Email Communication as Evidence in Litigation

ARTICLE
Email Communication as Evidence in Litigation

The Argentine Court of Appeals in Commercial Matters acknowledged emails’ validity as evidence even when they do not meet the requirements set forth in the Digital Signature Law

April 18, 2018
Email Communication as Evidence in Litigation

Recently, Division D of the Argentine Court of Appeals in Commercial Matters acknowledged that email communications can be valid evidence even when they do not meet the requirements of section 2 and 5 of Digital Signature Law No. 25,506 (Argentine Court of Appeals in Commercial Matters, Division D, “Skillmedia S.R.L. v. Estudio ML S.A.”, November 7, 2017).

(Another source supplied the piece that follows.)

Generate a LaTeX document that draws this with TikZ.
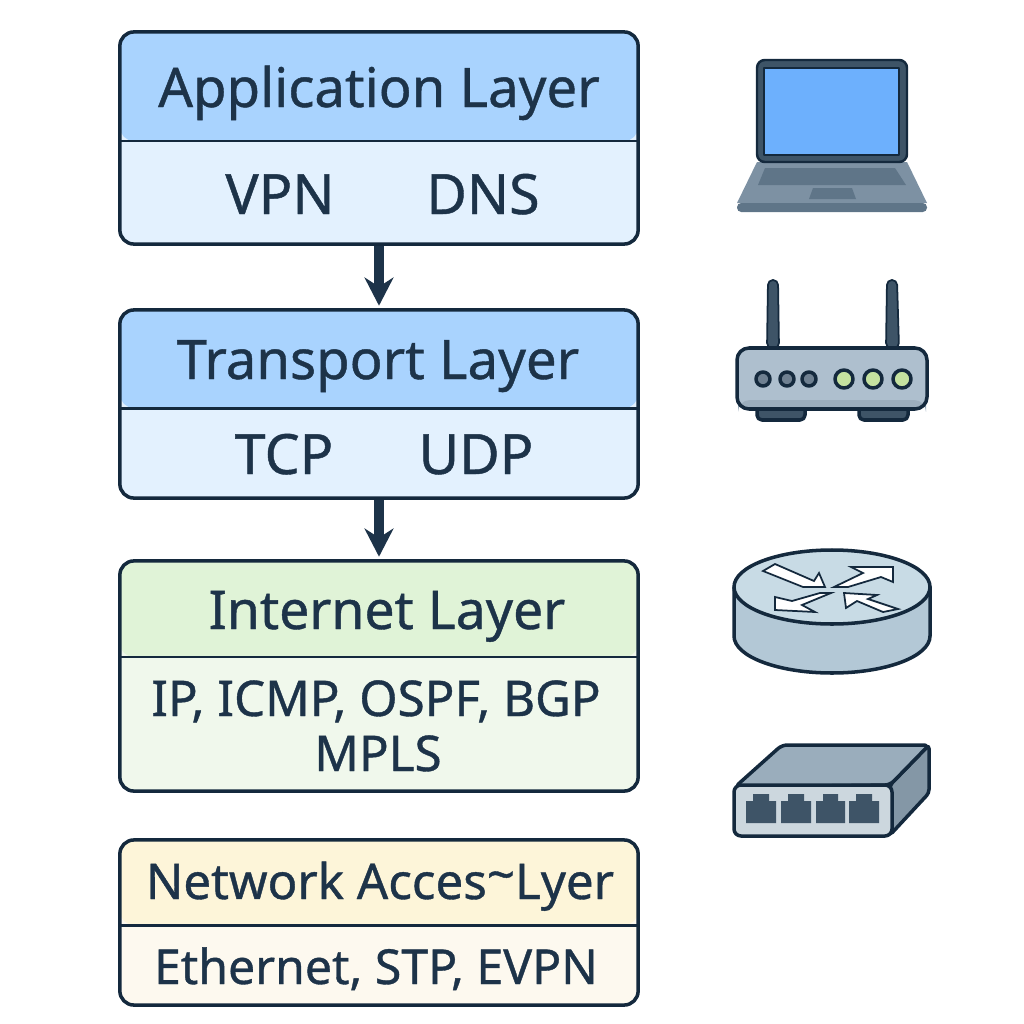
\documentclass[tikz,border=0pt]{standalone}
\usepackage{fontspec}
\setmainfont{Noto Sans}[RawFeature={embolden=0.8}]
\usetikzlibrary{arrows.meta, positioning, calc}

\definecolor{linedark}{HTML}{14293D}
\definecolor{textdark}{HTML}{1D3349}
\definecolor{blueHead}{HTML}{A9D3FE}
\definecolor{blueBody}{HTML}{E3F1FE}
\definecolor{greenHead}{HTML}{E0F3D7}
\definecolor{greenBody}{HTML}{F0F8EC}
\definecolor{yellowHead}{HTML}{FDF5D9}
\definecolor{yellowBody}{HTML}{FDF9EF}
\definecolor{slateDark}{HTML}{3E5467}
\definecolor{slateMid}{HTML}{5F7588}
\definecolor{slateLight}{HTML}{7D91A3}
\definecolor{screenBlue}{HTML}{6DB0FD}
\definecolor{caseLight}{HTML}{AEBFCE}
\definecolor{caseShade}{HTML}{9CAEBD}
\definecolor{ledGreen}{HTML}{C5E2A0}
\definecolor{ledGray}{HTML}{6F8091}
\definecolor{drumTop}{HTML}{C8DBE5}
\definecolor{drumSide}{HTML}{B3C8D6}
\definecolor{switchTop}{HTML}{9AADBC}
\definecolor{switchSide}{HTML}{8497A6}
\definecolor{switchFront}{HTML}{CCD7DE}

\tikzset{
    layerbox/.style n args={4}{draw=linedark, line width=1pt, rounded corners=4pt,
        minimum width=5.18cm, minimum height=#1, inner sep=0pt, fill=#4,
        path picture={
            \fill[#3] (path picture bounding box.north west) rectangle ([yshift=-#2]path picture bounding box.north east);
            \draw[linedark, line width=0.85pt] ([yshift=-#2]path picture bounding box.north west) -- ([yshift=-#2]path picture bounding box.north east);
        }},
    headtext/.style={text=textdark, anchor=base, font=\fontsize{15.5pt}{18pt}\selectfont},
    bodytext/.style={text=textdark, anchor=base, font=\fontsize{15.8pt}{18pt}\selectfont},
    listtext/.style={text=textdark, anchor=base, font=\fontsize{14pt}{18pt}\selectfont},
    flow/.style={draw=textdark, line width=2.6pt, shorten >=0.7pt, -{Stealth[length=8pt, width=8.2pt]}},
    icon/.style={draw=linedark, line width=1pt, line join=round},
    flatarrow/.style={draw=linedark, fill=white, line width=0.5pt, line join=miter},
}

\begin{document}
\begin{tikzpicture}[x=0.01cm, y=-0.01cm]
    \useasboundingbox (0,0) rectangle (1024,1024);

    % layer boxes
    \node[layerbox={2.12cm}{1.09cm}{blueHead}{blueBody}] (app) at (379,138) {};
    \node[layerbox={1.88cm}{0.98cm}{blueHead}{blueBody}] (trans) at (379,404) {};
    \node[layerbox={2.30cm}{0.96cm}{greenHead}{greenBody}] (inet) at (379,676) {};
    \node[layerbox={1.65cm}{0.85cm}{yellowHead}{yellowBody}] (netacc) at (379,922.5) {};

    % labels
    \node[headtext] (appT) at (379,107) {Application Layer};
    \node[bodytext] (vpnT) at (280,214) {VPN};
    \node[bodytext] (dnsT) at (483,214) {DNS};
    \node[headtext] (transT) at (378,379) {Transport Layer};
    \node[bodytext] (tcpT) at (284,474) {TCP};
    \node[bodytext] (udpT) at (476,474) {UDP};
    \node[headtext, font=\fontsize{15.2pt}{18pt}\selectfont] (inetT) at (387,629) {Internet Layer};
    \node[listtext] (ipT) at (376,716) {IP, ICMP, OSPF, BGP};
    \node[listtext] (mplsT) at (378,771) {MPLS};
    \node[listtext] (netT) at (380,899) {Network Acces\raisebox{2pt}{\char`\~}Lyer};
    \node[listtext, font=\fontsize{13.7pt}{18pt}\selectfont] (ethT) at (376,984) {Ethernet, STP, EVPN};

    % arrows
    \draw[flow] (app.south) -- (trans.north);
    \draw[flow] (trans.south) -- (inet.north);

    % laptop
    \fill[slateLight] (757,162) -- (907,162) -- (927,203) -- (737,203) -- cycle;
    \fill[slateMid, rounded corners=1.2pt] (737,203) -- (927,203) -- (927,212) -- (737,212) -- cycle;
    \fill[slateMid] (765,168) -- (895,168) -- (906,185) -- (758,185) -- cycle;
    \fill[slateMid] (813,188) -- (852,188) -- (856,199) -- (809,199) -- cycle;
    \draw[icon, fill=slateDark, line width=0.7pt, rounded corners=2.2pt] (757,60) rectangle (907,162);
    \draw[icon, fill=screenBlue, line width=0.6pt] (764,68) rectangle (899,155);

    % wifi router
    \fill[slateDark, draw=linedark, line width=0.5pt, rounded corners=1.4pt] (767,348) -- (768,280) -- (778,280) -- (779,348) -- cycle;
    \fill[slateDark, draw=linedark, line width=0.5pt, rounded corners=1.4pt] (886,348) -- (887,280) -- (897,280) -- (899,348) -- cycle;
    \draw[icon, fill=slateDark, rounded corners=1.4pt] (757,405) rectangle (805,420);
    \draw[icon, fill=slateDark, rounded corners=1.4pt] (859,405) rectangle (908,420);
    \fill[caseLight, rounded corners=3.4pt] (737,348) rectangle (927,409);
    \fill[caseShade, rounded corners=3.4pt] (738,400) -- (738,409) -- (926,409) -- (926,400) -- cycle;
    \draw[icon, rounded corners=3.4pt] (737,348) rectangle (927,409);
    \draw[icon, fill=ledGray] (763,379) circle (7);
    \draw[icon, fill=ledGray] (787,379) circle (7);
    \draw[icon, fill=ledGray] (809,379) circle (7);
    \draw[icon, fill=ledGreen] (844,379) circle (9);
    \draw[icon, fill=ledGreen] (873,379) circle (9);
    \draw[icon, fill=ledGreen] (902,379) circle (9);

    % router drum
    \draw[icon, fill=drumSide] (734,587) -- (734,636) arc (180:0:98 and 37) -- (930,587) -- cycle;
    \draw[icon, fill=drumTop] (832,587) ellipse (98 and 37);
    \draw[flatarrow] (763,571) -- (775,564) -- (814,581) -- (819,573) -- (825,587) -- (803,587) -- cycle;
    \draw[flatarrow] (834,587) -- (863,573) -- (851,567) -- (893,567) -- (893,582) -- (881,577) -- (848,587) -- cycle;
    \draw[flatarrow] (775,610) -- (775,597) -- (792,601) -- (820,593) -- (831,593) -- (802,605) -- (815,612) -- cycle;
    \draw[flatarrow] (844,593) -- (877,595) -- (868,599) -- (898,609) -- (883,612) -- (857,601) -- (846,608) -- cycle;

    % switch
    \draw[icon, fill=switchSide, rounded corners=1pt] (890,785) -- (929,745) -- (929,793) -- (890,835) -- cycle;
    \draw[icon, fill=switchTop, rounded corners=1.5pt] (735,787) -- (782,745) -- (929,745) -- (890,785) -- cycle;
    \draw[icon, fill=switchFront, rounded corners=2pt] (734,785) rectangle (892,836);
    \fill[slateDark] (746,823) -- (746,801) -- (753,801) -- (753,794) -- (769,794) -- (769,801) -- (776,801) -- (776,823) -- cycle;
    \fill[slateDark] (781,823) -- (781,801) -- (788,801) -- (788,794) -- (804,794) -- (804,801) -- (811,801) -- (811,823) -- cycle;
    \fill[slateDark] (816,823) -- (816,801) -- (823,801) -- (823,794) -- (838,794) -- (838,801) -- (845,801) -- (845,823) -- cycle;
    \fill[slateDark] (849,823) -- (849,801) -- (856,801) -- (856,794) -- (872,794) -- (872,801) -- (879,801) -- (879,823) -- cycle;
\end{tikzpicture}
\end{document}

The case is as follows: Skillmedia SRL (“Skillmedia”) was hired by defendant Estudio ML S.A. (“Estudio ML”) in 2011 to provide a messaging service based on  certain software. In 2014, the defendant started to breach its payment obligations.

 Skillmedia argued that it had maintained email and telephone communications with Estudio ML in order to request payment of the services. Estudio ML denied the existence of any such communications.

The Court of Appeals upheld the lower court’s decision which admitted the claim. An expert witness appointed by the court proved with reasonable certainty the existence of communications in which the defendant acknowledged the debt and also stated that the lack of payment was due to internal issues of the company.

The Court of Appeals stated that, despite the general rule that email communications which do not meet the requirements of the Digital Signature Law do not have the evidentiary value contemplated by this law, which provides for an assumption of authorship and integrity, they may nonetheless be valid as evidence if their content appears to be true, based on the rest of the evidence of the case.

That is to say, even when emails are not digitally signed, they may still prove disputed facts if they appear to be genuine, based on the rest of the evidence.